Member of the Kentucky House of Representatives from the 55th district
- In office January 1, 1991 – January 1, 2005
- Preceded by: Tom Jones
- Succeeded by: Milward Dedman

Personal details
- Born: Jack Lillard Coleman Jr. October 1, 1953 (age 72) Lexington, Kentucky, U.S.
- Party: Democratic
- Children: Jacqueline Coleman
- Parent: Jack Coleman
- Education: Eastern Kentucky University

= Jack Coleman (politician) =

American politician

Jack Lillard Coleman Jr. (born October 1, 1953) is an American politician in the state of Kentucky.
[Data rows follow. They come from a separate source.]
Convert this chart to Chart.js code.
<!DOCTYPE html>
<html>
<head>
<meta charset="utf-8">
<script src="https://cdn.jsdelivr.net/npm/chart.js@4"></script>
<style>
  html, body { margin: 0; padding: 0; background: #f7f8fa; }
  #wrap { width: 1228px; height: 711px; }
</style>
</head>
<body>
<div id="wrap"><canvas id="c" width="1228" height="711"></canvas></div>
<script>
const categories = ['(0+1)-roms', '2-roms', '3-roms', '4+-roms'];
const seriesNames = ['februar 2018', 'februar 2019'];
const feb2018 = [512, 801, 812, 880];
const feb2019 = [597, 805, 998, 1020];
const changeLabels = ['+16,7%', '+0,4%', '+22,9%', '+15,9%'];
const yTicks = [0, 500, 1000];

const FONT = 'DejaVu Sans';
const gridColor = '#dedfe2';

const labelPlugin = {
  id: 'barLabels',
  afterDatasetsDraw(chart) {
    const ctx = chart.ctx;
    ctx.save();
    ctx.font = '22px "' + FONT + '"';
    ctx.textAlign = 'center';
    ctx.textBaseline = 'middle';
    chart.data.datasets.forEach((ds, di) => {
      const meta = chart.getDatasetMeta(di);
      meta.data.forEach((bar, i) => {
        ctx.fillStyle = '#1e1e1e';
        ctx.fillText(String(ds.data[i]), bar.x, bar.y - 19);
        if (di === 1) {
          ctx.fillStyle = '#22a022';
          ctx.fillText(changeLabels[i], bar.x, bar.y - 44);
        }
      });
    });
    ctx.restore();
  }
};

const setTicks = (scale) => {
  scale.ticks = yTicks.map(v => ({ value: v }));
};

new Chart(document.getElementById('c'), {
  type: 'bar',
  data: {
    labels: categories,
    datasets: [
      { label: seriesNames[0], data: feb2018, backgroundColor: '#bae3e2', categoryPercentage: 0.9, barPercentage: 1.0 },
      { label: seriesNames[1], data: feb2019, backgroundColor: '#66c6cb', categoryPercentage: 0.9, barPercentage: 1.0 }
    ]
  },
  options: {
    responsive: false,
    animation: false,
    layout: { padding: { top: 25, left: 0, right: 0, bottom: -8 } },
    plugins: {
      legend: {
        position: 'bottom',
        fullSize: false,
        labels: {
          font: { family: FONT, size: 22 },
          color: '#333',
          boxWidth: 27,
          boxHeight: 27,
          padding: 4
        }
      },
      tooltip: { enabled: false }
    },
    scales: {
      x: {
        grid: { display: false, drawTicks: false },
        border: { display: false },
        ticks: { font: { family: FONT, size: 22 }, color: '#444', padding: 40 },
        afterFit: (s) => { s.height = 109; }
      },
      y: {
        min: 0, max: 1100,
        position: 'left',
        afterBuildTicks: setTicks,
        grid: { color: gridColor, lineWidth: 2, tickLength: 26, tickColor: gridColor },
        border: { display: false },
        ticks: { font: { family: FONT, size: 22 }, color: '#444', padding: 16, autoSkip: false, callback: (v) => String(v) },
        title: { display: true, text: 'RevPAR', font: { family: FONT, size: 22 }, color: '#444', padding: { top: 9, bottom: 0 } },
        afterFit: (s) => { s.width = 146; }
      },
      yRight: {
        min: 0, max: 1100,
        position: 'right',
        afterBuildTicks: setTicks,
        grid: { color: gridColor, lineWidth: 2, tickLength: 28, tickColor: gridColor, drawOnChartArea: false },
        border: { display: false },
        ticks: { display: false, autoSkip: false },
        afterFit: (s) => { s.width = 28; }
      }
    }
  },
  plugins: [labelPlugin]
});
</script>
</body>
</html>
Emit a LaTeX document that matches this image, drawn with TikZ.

He served in the Kentucky House of Representatives from 1991 to 2005. Coleman was first elected to the house in 1990, defeating Democratic incumbent Tom Jones for renomination. He did not seek reelection in 2004 and was succeeded by Republican Milward Dedman. Coleman also was a city commissioner of Harrodsburg, Kentucky from 2016 to 2018. Coleman also served on the Burgin Independent School Board and served as vice-chair of the school board.

Coleman's father, Jack Sr., played in the National Basketball Association. His daughter, Jacqueline, was elected Lieutenant Governor of Kentucky in 2019.